-------- DATA EXCERPT

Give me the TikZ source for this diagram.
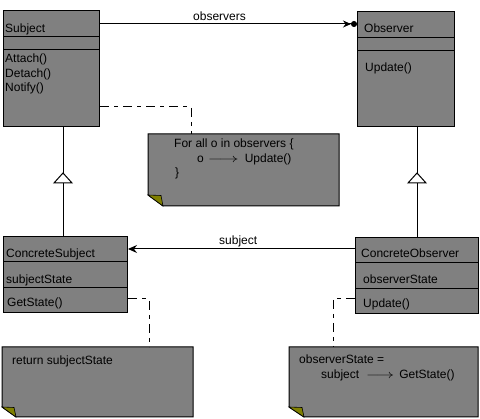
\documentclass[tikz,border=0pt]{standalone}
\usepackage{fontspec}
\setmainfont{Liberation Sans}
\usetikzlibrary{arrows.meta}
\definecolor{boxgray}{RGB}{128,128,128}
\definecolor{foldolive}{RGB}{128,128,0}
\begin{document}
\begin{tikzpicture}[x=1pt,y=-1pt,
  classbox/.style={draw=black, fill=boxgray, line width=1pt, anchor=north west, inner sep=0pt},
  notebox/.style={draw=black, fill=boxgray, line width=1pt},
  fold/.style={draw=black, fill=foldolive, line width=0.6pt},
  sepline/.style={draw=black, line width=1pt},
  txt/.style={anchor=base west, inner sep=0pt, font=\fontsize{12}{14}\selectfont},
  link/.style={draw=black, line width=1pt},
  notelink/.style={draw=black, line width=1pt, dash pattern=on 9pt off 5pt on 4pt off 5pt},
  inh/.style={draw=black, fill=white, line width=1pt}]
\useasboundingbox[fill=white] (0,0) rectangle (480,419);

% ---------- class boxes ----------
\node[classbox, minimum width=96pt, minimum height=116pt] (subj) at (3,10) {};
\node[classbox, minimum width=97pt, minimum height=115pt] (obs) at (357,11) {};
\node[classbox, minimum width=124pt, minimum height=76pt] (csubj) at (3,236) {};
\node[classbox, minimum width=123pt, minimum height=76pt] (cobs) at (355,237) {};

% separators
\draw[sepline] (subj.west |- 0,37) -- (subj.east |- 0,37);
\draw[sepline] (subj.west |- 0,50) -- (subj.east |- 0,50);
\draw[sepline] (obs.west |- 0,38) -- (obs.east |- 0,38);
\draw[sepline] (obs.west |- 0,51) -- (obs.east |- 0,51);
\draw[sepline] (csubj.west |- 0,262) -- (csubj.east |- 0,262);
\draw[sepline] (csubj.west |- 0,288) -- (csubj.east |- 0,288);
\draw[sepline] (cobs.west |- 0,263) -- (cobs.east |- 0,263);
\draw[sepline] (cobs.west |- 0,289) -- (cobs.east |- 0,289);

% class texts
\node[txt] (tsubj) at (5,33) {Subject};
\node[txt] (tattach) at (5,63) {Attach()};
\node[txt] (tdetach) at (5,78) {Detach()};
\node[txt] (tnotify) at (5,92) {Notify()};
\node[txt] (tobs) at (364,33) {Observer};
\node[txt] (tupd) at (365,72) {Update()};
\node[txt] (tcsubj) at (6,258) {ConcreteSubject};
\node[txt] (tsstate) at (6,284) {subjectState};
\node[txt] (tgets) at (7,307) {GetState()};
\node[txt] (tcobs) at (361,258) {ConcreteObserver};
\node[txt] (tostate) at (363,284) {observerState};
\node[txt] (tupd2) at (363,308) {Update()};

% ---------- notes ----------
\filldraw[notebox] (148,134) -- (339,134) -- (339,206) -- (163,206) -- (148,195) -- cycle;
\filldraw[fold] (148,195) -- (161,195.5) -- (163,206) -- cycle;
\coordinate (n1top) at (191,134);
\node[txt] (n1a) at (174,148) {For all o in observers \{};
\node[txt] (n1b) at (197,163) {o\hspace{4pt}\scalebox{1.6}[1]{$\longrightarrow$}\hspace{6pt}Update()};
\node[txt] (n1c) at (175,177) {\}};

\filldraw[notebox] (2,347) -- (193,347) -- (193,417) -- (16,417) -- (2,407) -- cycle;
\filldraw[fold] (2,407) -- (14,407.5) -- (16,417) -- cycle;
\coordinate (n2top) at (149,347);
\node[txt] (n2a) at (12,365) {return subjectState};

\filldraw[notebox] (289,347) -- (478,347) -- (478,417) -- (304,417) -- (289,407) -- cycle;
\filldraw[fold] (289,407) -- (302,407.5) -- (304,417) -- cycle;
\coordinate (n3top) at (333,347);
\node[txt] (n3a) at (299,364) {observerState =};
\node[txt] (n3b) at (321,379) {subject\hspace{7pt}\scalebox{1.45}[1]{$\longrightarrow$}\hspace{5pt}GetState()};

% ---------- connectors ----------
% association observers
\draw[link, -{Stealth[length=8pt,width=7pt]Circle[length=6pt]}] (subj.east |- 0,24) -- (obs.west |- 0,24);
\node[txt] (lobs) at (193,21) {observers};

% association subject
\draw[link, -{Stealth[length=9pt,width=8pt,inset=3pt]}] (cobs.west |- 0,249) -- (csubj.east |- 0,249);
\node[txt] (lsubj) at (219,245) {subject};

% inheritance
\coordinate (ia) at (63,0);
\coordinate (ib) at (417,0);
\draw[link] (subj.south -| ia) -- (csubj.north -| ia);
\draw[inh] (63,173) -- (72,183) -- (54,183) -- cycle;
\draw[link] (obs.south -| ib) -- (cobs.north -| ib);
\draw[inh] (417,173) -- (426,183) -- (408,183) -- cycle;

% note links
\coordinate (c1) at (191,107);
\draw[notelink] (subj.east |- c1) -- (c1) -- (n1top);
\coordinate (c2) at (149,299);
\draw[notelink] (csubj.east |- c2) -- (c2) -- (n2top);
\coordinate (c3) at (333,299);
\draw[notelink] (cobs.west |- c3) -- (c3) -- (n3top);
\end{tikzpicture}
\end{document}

----------------

- _STATED EXERCISE_: Write out again exactly the lines from the start of the data above through the line containing "(0,0) rectangle (480,419);", inclusive, excluding any pictures.

- _FULL ANSWER_:
Give me the TikZ source for this diagram.
\documentclass[tikz,border=0pt]{standalone}
\usepackage{fontspec}
\setmainfont{Liberation Sans}
\usetikzlibrary{arrows.meta}
\definecolor{boxgray}{RGB}{128,128,128}
\definecolor{foldolive}{RGB}{128,128,0}
\begin{document}
\begin{tikzpicture}[x=1pt,y=-1pt,
  classbox/.style={draw=black, fill=boxgray, line width=1pt, anchor=north west, inner sep=0pt},
  notebox/.style={draw=black, fill=boxgray, line width=1pt},
  fold/.style={draw=black, fill=foldolive, line width=0.6pt},
  sepline/.style={draw=black, line width=1pt},
  txt/.style={anchor=base west, inner sep=0pt, font=\fontsize{12}{14}\selectfont},
  link/.style={draw=black, line width=1pt},
  notelink/.style={draw=black, line width=1pt, dash pattern=on 9pt off 5pt on 4pt off 5pt},
  inh/.style={draw=black, fill=white, line width=1pt}]
\useasboundingbox[fill=white] (0,0) rectangle (480,419);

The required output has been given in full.